Ja, nach Jahrtausenden kommen sie auf den Flügeln des Dampfes durch die Luft über das Weltmeer. Amerikas junge Einwohner besuchen das alte Europa. Sie kommen zu den Denkmälern hier und zu unserer versunkenen Pracht, so wie wir heute nach Südasien wandern, um dessen bröckelnde Herrlichkeiten zu sehen.
Nach Jahrtausenden kommen sie.
Themse, Donau und Rhein rollen noch; der Montblanc steht mit seinem Schneegipfel, die Nordlichter schimmern über den Ländern des Nordens, aber Geschlecht auf Geschlecht wird zu Staub, die Mächtigen des Augenblicks werden vergessen, wie es schon jetzt diejenigen sind, die unter dem Hügel dort schlummern auf dem der wohlhabende Mehlhändler, dem der Grund und Boden gehört, sich eine Bank hat zimmern lassen um dort sitzen und über die flachen, wogenden Kornfelder hinschauen zu können.
"Nach Europa" heißt es bei Amerikas jungem Geschlecht, "nach der Väter Land, dem herrlichen Lande der Erinnerung und der Fantasie, Europa"
Das Luftschiff kommt; es ist überfüllt mit Reisenden, denn die Fahrt geht geschwinder als zur See. Der elektromagnetische Draht unter dem Weltmeer hat schon telegraphiert, wie groß die Luftkarawane ist. Schon kommt Europa in Sicht, es sind Irlands Küsten, die sich zeigen, aber die Passagiere schlafen noch; sie wollen erst geweckt werden, wenn sie über England sind. Dort betreten sie Europas Erde in Shakespeares Land, wie es die Söhne des Geistes heißen; das Land der Politik, das Land der Maschinen, wie es andere nennen.
Einen ganzen Tag wird hier Aufenthalt genommen, soviel Zeit widmet das eilfertige Geschlecht dem großen England und Schottland.

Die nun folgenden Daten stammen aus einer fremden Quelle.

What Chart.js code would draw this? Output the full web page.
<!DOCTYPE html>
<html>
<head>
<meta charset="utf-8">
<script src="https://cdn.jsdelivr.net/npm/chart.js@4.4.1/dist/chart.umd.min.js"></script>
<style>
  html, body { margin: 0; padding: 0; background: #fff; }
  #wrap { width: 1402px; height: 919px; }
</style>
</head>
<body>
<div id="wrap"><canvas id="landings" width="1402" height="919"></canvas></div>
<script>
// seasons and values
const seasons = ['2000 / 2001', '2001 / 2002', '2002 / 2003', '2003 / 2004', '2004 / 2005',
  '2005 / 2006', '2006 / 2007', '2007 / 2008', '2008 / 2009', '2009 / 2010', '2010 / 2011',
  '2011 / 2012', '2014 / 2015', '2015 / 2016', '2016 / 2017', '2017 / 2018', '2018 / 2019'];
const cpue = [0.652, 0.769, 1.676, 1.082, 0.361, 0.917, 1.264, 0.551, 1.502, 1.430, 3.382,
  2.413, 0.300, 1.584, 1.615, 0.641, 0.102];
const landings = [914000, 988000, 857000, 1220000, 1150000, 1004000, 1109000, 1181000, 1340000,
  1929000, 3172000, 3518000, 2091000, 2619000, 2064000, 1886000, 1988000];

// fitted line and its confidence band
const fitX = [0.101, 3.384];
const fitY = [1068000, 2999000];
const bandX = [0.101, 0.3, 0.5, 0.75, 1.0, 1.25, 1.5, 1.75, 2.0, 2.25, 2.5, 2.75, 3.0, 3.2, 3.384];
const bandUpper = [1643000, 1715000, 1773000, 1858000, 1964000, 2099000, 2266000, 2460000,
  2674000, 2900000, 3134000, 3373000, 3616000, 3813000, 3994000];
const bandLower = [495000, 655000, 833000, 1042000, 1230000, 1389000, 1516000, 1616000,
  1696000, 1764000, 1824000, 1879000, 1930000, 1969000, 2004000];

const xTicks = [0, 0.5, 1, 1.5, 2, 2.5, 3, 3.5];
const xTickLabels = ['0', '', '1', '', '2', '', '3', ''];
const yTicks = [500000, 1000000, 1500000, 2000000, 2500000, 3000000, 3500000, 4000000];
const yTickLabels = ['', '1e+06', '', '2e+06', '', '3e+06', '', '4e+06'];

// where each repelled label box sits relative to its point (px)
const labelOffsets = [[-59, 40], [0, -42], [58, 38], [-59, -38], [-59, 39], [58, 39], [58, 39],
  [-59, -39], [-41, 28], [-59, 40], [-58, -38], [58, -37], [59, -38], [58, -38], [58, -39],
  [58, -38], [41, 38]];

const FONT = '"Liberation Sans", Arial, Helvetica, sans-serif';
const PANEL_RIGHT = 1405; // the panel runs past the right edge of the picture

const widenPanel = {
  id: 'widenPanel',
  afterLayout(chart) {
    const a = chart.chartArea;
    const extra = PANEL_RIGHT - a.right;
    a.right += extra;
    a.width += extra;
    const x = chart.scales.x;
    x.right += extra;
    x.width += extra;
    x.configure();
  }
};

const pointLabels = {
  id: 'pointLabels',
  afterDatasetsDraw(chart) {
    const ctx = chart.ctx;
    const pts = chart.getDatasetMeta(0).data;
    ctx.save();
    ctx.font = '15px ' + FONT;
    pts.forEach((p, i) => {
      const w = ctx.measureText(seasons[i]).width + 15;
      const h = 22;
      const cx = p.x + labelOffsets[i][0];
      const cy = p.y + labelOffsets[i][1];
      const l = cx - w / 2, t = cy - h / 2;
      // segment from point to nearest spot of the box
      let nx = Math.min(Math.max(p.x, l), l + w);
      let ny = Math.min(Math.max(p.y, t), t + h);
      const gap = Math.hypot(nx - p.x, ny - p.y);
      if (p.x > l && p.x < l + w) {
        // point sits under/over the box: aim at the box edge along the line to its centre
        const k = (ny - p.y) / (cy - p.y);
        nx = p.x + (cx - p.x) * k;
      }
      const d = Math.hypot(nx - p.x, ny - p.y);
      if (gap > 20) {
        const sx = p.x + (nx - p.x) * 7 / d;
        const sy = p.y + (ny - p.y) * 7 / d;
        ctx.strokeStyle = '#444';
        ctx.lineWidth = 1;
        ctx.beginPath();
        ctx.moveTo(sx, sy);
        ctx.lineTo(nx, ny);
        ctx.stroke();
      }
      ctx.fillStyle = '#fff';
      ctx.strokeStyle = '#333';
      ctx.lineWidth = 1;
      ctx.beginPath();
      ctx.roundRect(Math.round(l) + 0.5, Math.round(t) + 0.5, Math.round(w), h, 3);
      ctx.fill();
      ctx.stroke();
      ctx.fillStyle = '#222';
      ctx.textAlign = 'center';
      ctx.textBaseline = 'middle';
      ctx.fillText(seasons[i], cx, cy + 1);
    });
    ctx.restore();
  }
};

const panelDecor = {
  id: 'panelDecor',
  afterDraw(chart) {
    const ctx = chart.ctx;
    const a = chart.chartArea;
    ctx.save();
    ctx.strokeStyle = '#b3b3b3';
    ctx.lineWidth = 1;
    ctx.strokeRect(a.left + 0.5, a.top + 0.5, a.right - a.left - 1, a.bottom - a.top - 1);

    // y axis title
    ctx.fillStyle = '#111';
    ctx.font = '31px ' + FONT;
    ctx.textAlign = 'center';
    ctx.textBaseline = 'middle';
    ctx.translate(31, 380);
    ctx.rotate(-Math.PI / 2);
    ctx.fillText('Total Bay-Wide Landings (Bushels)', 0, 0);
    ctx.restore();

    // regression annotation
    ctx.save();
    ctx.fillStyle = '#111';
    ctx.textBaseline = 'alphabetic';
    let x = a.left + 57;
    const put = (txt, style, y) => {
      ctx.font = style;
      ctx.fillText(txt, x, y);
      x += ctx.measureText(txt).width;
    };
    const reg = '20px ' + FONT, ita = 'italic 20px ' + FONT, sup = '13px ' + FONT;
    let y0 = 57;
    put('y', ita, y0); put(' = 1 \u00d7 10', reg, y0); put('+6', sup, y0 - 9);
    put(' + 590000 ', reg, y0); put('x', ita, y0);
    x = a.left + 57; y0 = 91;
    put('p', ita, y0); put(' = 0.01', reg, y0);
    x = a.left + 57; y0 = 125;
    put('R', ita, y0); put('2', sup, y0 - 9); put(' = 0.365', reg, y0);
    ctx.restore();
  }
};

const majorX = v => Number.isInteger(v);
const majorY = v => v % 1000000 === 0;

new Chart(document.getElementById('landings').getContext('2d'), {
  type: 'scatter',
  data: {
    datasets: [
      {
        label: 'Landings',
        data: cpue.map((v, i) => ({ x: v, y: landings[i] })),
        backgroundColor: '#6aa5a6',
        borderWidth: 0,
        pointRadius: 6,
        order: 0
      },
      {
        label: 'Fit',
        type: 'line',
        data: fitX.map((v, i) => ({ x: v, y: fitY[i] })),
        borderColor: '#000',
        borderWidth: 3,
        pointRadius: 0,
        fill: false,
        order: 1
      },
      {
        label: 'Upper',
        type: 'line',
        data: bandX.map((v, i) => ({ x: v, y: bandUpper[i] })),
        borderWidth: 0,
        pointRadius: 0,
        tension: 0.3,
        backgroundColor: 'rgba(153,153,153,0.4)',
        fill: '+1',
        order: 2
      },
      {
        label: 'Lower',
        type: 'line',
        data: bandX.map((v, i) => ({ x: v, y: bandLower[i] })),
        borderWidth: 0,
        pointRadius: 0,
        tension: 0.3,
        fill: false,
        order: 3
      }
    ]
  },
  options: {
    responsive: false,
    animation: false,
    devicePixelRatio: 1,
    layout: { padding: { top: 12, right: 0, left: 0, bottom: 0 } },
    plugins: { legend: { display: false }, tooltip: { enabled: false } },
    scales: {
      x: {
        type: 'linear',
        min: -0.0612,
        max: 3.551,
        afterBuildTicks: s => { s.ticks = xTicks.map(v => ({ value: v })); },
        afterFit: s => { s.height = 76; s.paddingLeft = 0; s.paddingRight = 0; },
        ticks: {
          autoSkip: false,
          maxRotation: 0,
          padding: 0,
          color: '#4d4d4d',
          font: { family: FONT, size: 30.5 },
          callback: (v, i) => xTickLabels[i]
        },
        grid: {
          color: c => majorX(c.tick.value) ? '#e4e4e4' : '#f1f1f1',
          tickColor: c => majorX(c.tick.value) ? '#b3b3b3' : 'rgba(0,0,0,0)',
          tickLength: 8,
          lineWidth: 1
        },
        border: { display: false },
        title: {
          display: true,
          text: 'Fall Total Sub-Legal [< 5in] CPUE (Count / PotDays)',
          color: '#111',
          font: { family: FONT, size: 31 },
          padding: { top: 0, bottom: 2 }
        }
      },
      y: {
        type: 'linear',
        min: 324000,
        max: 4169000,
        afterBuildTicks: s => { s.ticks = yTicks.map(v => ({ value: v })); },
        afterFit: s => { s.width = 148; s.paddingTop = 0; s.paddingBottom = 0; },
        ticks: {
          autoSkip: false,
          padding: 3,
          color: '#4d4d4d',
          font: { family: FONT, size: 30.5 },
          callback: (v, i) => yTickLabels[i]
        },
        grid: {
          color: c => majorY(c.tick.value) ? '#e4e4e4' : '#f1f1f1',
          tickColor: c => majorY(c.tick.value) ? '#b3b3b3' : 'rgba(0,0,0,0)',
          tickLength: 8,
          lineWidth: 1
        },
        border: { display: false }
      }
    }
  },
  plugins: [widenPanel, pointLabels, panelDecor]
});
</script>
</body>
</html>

Dann geht die Fahrt durch den Kanaltunnel nach Frankreich, Karls des Großen und Napoleons Land. Moliere wird genannt, die Gelehrten sprechen von einer klassischen und romantischen Schule im fernen Altertum, und von Helden, Dichtern und Gelehrten, die unsere Zeit nicht kennt, die aber auf Europas Krater, Paris, geboren werden sollen.
Der Luftdampfer fliegt über das Land hin, von wo Kolumbus ausging, wo Cortez geboren wurde und wo Calderon Dramen in wiegenden Strophen sang. Herrliche schwarzäugige Frauen wohnen noch in den blühenden Tälern und in uralten Gesängen gedenkt man des Cid und der Alhambra.
Durch die Luft über das Meer nach Italien, wo das alte, ewige Rom lag; es ist ausgelöscht, die Campagne ist eine Wüste. Von der Peterskirche wird ein einsamer Mauerrest gezeigt, aber man zweifelt an seiner Echtheit.
Nach Griechenland, um eine Nacht in dem Luxushotel auf der Spitze des Olymps zu schlafen, dann ist man dort gewesen. Die Fahrt gebt auf den Bosporus zu, um dort einige Stunden zu ruhen und die Stätte zu sehen, wo Byzanz einst lag. Ärmliche Fischer spannen ihre Netze dort, wo die Sage von den Gärten des Harems in der Zeit der Türken erzählt.
Überreste von mächtigen Städten an der breit dahinfließenden Donau, die unsere Zeit nicht kennt, werden überquert, aber hier und da – über Stätten reicher Erinnerungen, den kommenden, die die Zeit noch gebiert – hier und da senkt sich die Luftkarawane und hebt sich wieder.
Dort unten liegt Deutschland – das einmal vom dichtesten Netz von Eisenbahnen und Kanälen überspannt war, das Land, wo Luther sprach, Goethe sang und Mozart in seiner Zeit der Töne Zepter trug. Große Namen leuchteten dort in Wissenschaft und Kunst, Namen, die wir noch nicht kennen. Eines Tages Aufenthalt für Deutschland und einen Tag für den Norden, für Oerstedts und Linnés Vaterland, und für Norwegen, der alten Helden und jungen Nordmänner Land. Island wird auf dem Heimwege mitgenommen; die Geiser kochen nicht mehr, der Hekla ist erloschen, aber die Felseninsel, der Saga ewige Steintafel, steht stark mitten im brausenden Meer.
"In Europa gibt es viel zu sehen" sagt der junge Amerikaner. "Wir haben es in acht Tagen gesehen, und das läßt sich recht gut schaffen, wie der große Reisende" – ein Name wird genannt, der der kommenden Zeit angehört – In seinem berühmten Werk, "Europa in acht Tagen" bewiesen hat."